おそらくあのことが書かれているのだろうと思いながら読んだのが『超一極集中社会アメリカの暴走』(小林由美、新潮社)だった。ブログ知人が読まれていて気になったのだ。
そしてページを繰るごとに、どんどんと重い気持ちになっていった。アメリカ合衆国という国が持っている超競争社会、集中と搾取の世界の構図を、だいたい知ってはいても、その現実を赤裸々に見せつけられると自分の気持ちは沈んでいった。
あとがきで、著者はつぎのように書く。
“そんな危機感が渦巻くシリコンバレーから東京へ来ると、まるで別世界です。

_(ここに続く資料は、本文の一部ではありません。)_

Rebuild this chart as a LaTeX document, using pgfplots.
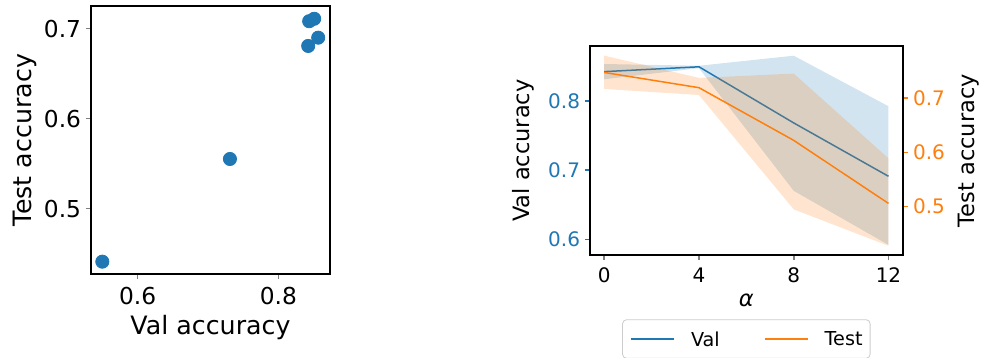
\documentclass[border=0pt]{standalone}
\usepackage{fontspec}
\setmainfont{DejaVu Sans}
\usepackage{pgfplots}
\pgfplotsset{compat=1.18}

\definecolor{tabblue}{RGB}{31,119,180}
\definecolor{taborange}{RGB}{255,127,14}

% font sizes
\newcommand\fLtick{\fontsize{11.65}{13}\selectfont}
\newcommand\fLlab{\fontsize{12.65}{14}\selectfont}
\newcommand\fRtick{\fontsize{10}{12}\selectfont}
\newcommand\fRlab{\fontsize{11.25}{13}\selectfont}
\newcommand\fLeg{\fontsize{9.6}{11}\selectfont}

\pgfplotsset{
  common/.style={
    scale only axis,
    axis line style={line width=0.8pt},
    tick align=outside,
    major tick length=2.5pt,
    major tick style={line width=0.8pt},
    /pgf/number format/assume math mode=true,
    ticklabel style={inner sep=0pt},
    label style={inner sep=0pt},
  },
}

\begin{document}
\begin{tikzpicture}
\useasboundingbox (0pt,0pt) rectangle (491pt,-179pt);

% scatter: val accuracy vs test accuracy
\begin{axis}[common,
  at={(45.5pt,-137pt)}, anchor=south west,
  width=119.5pt, height=134pt,
  xmin=0.5336, xmax=0.8735, ymin=0.4274, ymax=0.7252,
  xtick={0.6,0.8}, ytick={0.5,0.6,0.7},
  xtick pos=left, ytick pos=left,
  xticklabel shift=4pt, yticklabel shift=2.3pt,
  xticklabel style={font=\fLtick, /pgf/number format/fixed, /pgf/number format/precision=1},
  yticklabel style={font=\fLtick, /pgf/number format/fixed, /pgf/number format/precision=1},
  xlabel={Val accuracy}, ylabel={Test accuracy},
  xlabel style={font=\fLlab, at={(axis description cs:0.5,-0.2254)}, anchor=base},
  ylabel style={font=\fLlab, at={(axis description cs:-0.2506,0.5)}, anchor=base},
]
\addplot[only marks, mark=*, mark size=3.3pt, mark options={draw=tabblue, fill=tabblue}]
  coordinates {
    (0.5497,0.4411)
    (0.7312,0.5552)
    (0.8425,0.6808)
    (0.8567,0.6900)
    (0.8439,0.7083)
    (0.8510,0.7110)
  };
\end{axis}

% alpha sweep: validation accuracy (left axis)
\begin{axis}[common,
  at={(295pt,-127.65pt)}, anchor=south west,
  width=156.35pt, height=104.65pt,
  xmin=-0.6, xmax=12.6, ymin=0.577, ymax=0.879,
  xtick={0,4,8,12}, ytick={0.6,0.7,0.8},
  xtick pos=left, ytick pos=left,
  xticklabel shift=3.5pt, yticklabel shift=2.3pt,
  y tick style={color=tabblue},
  xticklabel style={font=\fRtick},
  yticklabel style={font=\fRtick, color=tabblue, /pgf/number format/fixed, /pgf/number format/precision=1},
  xlabel={\itshape α}, ylabel={Val accuracy},
  xlabel style={font=\fRlab, at={(axis description cs:0.5,-0.247)}, anchor=base},
  ylabel style={font=\fRlab, at={(axis description cs:-0.1928,0.5)}, anchor=base},
]
\addplot[draw=none, fill=tabblue, fill opacity=0.2]
  coordinates {(0,0.853) (4,0.8505) (8,0.865) (12,0.792)
               (12,0.592) (8,0.670) (4,0.847) (0,0.831)} -- cycle;
\addplot[tabblue, line width=0.75pt]
  coordinates {(0,0.842) (4,0.849) (8,0.768) (12,0.691)};
\end{axis}

% alpha sweep: test accuracy (right axis)
\begin{axis}[common,
  at={(295pt,-127.65pt)}, anchor=south west,
  width=156.35pt, height=104.65pt,
  hide x axis,
  xmin=-0.6, xmax=12.6, ymin=0.4105, ymax=0.7957,
  ytick={0.5,0.6,0.7},
  ytick pos=right, yticklabel pos=right,
  yticklabel shift=2.5pt,
  y tick style={color=taborange},
  yticklabel style={font=\fRtick, color=taborange, /pgf/number format/fixed, /pgf/number format/precision=1},
  ylabel={Test accuracy},
  ylabel style={font=\fRlab, at={(axis description cs:1.2303,0.5)}, anchor=base},
  legend columns=2,
  legend image code/.code={\draw[#1] (0pt,0pt) -- (21.7pt,0pt);},
  legend style={at={(0.5,-0.3058)}, anchor=north,
    draw=black!20, rounded corners=2pt, font=\fLeg,
    inner xsep=3.8pt, inner ysep=6pt,
    nodes={inner sep=0pt, text depth=0pt},
    /tikz/every odd column/.append style={column sep=8pt},
    /tikz/every even column/.append style={column sep=22pt}},
]
\addlegendimage{tabblue, line width=0.75pt}
\addlegendentry{Val}
\addplot[draw=none, fill=taborange, fill opacity=0.2, forget plot]
  coordinates {(0,0.778) (4,0.737) (8,0.745) (12,0.589)
               (12,0.428) (8,0.495) (4,0.7055) (0,0.7166)} -- cycle;
\addplot[taborange, line width=0.75pt]
  coordinates {(0,0.747) (4,0.719) (8,0.622) (12,0.506)};
\addlegendentry{Test}
\end{axis}
\end{tikzpicture}
\end{document}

高望みしなければ何とかなるという妙な安定感に満ちていて、とても平和に感じます。この本で書いていることが場違いに感じられ、果たして意味が伝わるのかという不安も感じます。逆にこの感覚の違いが、富や権力の一極集中を可能にしているのかもしれません。シリコンバレーは世界的に見ても特殊な地域というだけのことかもしれません。でもシリコンバレーで起きていることの影響は東京でも頻繁に感じます。”
否応もなく近づきつつある暗雲を前にしながら、僕らは出来るだけ遠くに、あるいは次元を変えて遠ざかるしかないと思った。